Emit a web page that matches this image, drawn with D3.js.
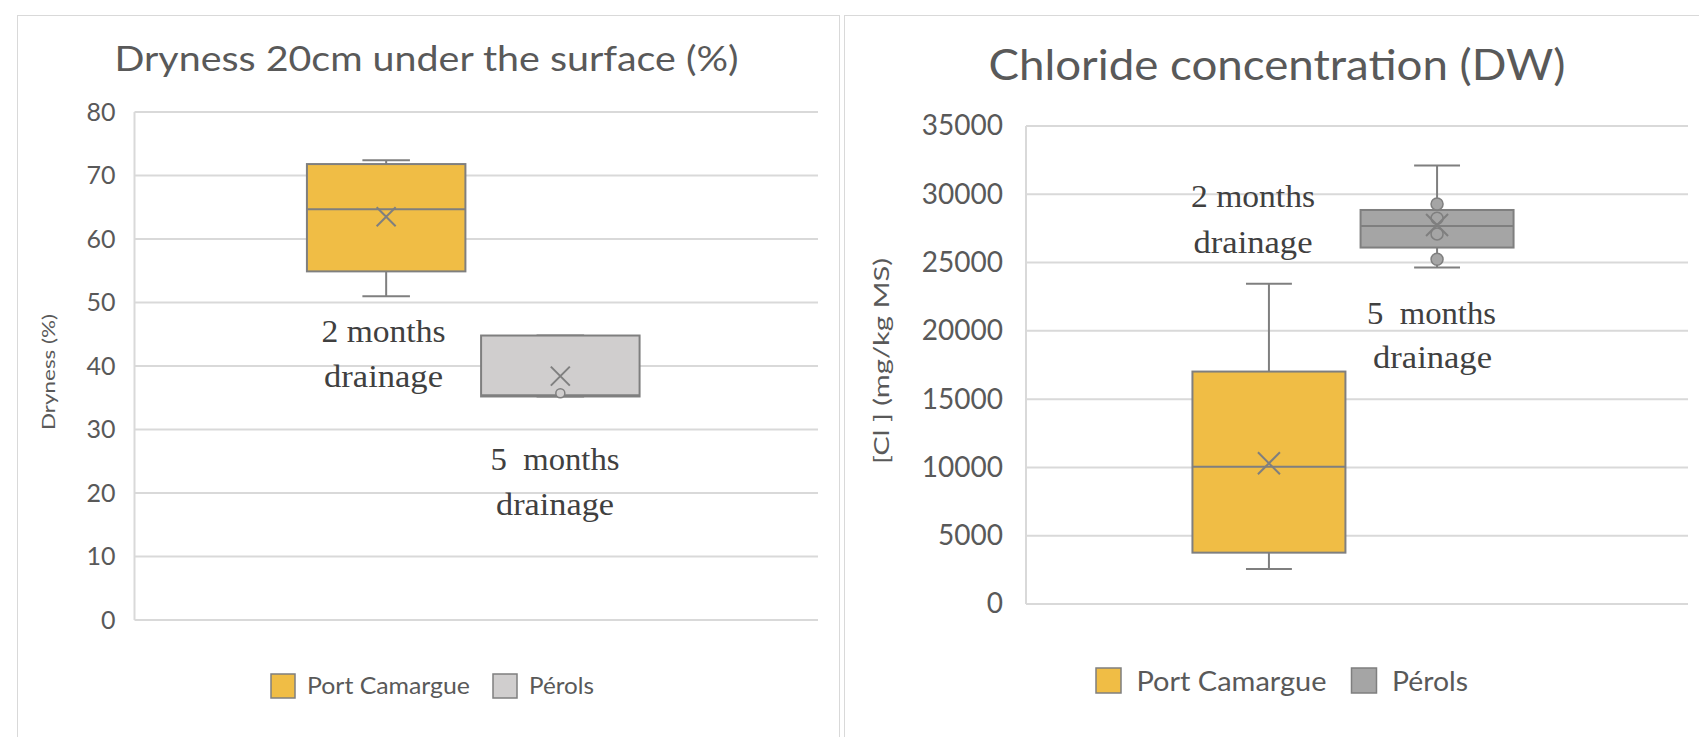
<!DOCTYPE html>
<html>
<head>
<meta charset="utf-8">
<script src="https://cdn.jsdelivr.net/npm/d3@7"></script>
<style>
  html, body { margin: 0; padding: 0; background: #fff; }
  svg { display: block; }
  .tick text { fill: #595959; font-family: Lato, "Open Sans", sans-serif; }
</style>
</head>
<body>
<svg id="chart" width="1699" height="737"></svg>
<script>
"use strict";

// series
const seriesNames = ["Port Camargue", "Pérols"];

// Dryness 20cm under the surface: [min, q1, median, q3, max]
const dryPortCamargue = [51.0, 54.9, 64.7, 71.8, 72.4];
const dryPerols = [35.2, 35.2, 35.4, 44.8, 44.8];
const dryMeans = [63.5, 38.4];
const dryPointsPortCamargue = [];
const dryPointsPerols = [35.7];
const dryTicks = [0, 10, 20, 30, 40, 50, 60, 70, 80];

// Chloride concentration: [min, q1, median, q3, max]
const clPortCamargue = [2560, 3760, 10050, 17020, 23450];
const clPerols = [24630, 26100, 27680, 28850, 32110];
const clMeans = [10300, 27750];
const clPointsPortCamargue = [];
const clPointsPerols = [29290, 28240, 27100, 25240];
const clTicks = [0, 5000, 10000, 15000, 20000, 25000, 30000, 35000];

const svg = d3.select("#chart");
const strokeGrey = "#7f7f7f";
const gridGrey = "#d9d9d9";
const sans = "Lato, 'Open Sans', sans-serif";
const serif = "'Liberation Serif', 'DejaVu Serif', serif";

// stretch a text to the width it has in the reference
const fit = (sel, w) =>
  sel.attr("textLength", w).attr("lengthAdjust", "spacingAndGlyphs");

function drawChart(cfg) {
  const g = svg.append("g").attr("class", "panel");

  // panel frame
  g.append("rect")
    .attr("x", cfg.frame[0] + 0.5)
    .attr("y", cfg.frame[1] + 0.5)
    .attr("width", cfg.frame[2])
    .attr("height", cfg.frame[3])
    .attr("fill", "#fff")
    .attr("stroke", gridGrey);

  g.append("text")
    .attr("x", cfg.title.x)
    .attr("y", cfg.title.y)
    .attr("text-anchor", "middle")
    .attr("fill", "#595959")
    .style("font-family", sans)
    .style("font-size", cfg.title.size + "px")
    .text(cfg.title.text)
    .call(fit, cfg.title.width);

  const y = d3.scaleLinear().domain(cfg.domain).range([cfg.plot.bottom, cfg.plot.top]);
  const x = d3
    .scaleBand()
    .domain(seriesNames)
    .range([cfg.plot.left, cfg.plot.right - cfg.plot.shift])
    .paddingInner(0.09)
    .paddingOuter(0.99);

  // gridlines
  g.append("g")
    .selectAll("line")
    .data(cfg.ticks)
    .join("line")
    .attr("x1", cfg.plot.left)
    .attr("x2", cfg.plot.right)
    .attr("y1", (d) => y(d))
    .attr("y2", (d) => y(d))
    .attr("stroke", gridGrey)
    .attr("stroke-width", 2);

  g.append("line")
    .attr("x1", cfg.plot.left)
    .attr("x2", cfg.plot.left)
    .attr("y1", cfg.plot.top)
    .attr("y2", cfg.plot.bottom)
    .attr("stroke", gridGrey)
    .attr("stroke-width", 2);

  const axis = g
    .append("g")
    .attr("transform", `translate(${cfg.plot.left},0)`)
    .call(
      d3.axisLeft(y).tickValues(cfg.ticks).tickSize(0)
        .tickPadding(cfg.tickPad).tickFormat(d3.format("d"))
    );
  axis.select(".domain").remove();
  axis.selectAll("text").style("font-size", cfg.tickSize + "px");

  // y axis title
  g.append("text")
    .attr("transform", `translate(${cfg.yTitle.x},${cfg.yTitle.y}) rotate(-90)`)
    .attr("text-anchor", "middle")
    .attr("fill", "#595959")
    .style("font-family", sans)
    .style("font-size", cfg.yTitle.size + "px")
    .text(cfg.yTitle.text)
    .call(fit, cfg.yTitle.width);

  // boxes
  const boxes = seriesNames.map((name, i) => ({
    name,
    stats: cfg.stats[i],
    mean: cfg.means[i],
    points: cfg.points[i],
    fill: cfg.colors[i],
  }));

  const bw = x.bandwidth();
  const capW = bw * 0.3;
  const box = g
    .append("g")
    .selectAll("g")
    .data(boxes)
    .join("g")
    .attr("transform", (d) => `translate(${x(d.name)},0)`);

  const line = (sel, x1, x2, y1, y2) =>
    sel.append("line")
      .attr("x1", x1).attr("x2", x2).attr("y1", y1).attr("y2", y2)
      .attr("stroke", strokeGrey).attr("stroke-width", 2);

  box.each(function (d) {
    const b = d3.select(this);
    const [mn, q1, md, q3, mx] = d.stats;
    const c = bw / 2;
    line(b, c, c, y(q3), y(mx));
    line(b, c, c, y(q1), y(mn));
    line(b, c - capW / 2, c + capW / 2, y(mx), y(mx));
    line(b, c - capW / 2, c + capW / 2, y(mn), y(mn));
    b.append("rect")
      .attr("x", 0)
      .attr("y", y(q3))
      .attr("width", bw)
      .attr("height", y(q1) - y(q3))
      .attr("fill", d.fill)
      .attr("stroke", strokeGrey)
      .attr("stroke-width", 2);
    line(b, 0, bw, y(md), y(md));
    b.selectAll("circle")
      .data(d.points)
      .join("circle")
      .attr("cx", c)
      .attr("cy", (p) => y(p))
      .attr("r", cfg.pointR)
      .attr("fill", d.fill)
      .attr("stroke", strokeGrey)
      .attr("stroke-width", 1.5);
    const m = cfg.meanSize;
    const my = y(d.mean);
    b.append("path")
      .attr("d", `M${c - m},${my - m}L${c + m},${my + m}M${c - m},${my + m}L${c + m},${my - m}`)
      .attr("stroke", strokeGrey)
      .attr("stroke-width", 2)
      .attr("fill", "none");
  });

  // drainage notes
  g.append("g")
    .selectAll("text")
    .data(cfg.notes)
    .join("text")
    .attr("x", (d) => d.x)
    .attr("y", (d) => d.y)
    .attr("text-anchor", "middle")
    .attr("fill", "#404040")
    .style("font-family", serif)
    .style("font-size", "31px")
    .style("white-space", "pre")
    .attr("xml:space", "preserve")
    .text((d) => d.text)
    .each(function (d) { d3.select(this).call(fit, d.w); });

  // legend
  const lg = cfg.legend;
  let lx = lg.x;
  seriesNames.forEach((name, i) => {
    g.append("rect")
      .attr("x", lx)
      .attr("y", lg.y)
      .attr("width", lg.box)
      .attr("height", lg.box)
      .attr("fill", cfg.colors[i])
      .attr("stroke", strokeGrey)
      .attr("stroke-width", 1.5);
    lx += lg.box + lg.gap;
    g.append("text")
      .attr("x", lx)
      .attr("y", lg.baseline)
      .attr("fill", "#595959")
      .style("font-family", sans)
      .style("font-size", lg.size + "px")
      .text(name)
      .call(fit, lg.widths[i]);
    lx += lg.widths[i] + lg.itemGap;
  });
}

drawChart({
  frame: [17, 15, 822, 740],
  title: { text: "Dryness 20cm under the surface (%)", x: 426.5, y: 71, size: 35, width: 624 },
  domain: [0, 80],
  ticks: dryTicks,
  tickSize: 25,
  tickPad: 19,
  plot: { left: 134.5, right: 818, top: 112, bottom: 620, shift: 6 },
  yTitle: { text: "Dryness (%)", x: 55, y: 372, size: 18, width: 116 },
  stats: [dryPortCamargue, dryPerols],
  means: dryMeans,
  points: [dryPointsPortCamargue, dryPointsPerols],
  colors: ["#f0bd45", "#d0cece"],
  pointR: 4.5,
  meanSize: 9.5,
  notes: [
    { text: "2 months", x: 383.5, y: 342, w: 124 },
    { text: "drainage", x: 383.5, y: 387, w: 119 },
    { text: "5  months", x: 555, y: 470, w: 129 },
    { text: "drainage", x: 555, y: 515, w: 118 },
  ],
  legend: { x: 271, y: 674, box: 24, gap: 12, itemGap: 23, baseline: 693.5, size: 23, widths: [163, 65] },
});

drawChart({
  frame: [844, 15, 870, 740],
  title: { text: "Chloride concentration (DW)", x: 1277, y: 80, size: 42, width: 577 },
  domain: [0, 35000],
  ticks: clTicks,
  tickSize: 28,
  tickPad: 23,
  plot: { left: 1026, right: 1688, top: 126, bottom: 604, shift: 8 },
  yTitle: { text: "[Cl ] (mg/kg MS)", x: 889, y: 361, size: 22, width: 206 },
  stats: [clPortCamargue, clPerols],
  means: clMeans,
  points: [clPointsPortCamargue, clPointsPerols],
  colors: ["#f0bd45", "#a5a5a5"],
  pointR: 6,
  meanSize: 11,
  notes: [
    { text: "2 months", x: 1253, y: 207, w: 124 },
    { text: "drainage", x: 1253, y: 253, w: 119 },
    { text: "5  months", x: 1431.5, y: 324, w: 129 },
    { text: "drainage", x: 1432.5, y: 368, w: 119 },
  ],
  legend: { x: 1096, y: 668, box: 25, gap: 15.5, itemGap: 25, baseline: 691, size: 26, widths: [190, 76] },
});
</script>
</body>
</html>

+===+

_WORK TO COMPLETE:_ Reproduce the material above from its first line through the line containing "25000, 30000, 35000];", both ends included, and skip every picture.

_EXERCISE RESPONSE:_
Emit a web page that matches this image, drawn with D3.js.
<!DOCTYPE html>
<html>
<head>
<meta charset="utf-8">
<script src="https://cdn.jsdelivr.net/npm/d3@7"></script>
<style>
  html, body { margin: 0; padding: 0; background: #fff; }
  svg { display: block; }
  .tick text { fill: #595959; font-family: Lato, "Open Sans", sans-serif; }
</style>
</head>
<body>
<svg id="chart" width="1699" height="737"></svg>
<script>
"use strict";

// series
const seriesNames = ["Port Camargue", "Pérols"];

// Dryness 20cm under the surface: [min, q1, median, q3, max]
const dryPortCamargue = [51.0, 54.9, 64.7, 71.8, 72.4];
const dryPerols = [35.2, 35.2, 35.4, 44.8, 44.8];
const dryMeans = [63.5, 38.4];
const dryPointsPortCamargue = [];
const dryPointsPerols = [35.7];
const dryTicks = [0, 10, 20, 30, 40, 50, 60, 70, 80];

// Chloride concentration: [min, q1, median, q3, max]
const clPortCamargue = [2560, 3760, 10050, 17020, 23450];
const clPerols = [24630, 26100, 27680, 28850, 32110];
const clMeans = [10300, 27750];
const clPointsPortCamargue = [];
const clPointsPerols = [29290, 28240, 27100, 25240];
const clTicks = [0, 5000, 10000, 15000, 20000, 25000, 30000, 35000];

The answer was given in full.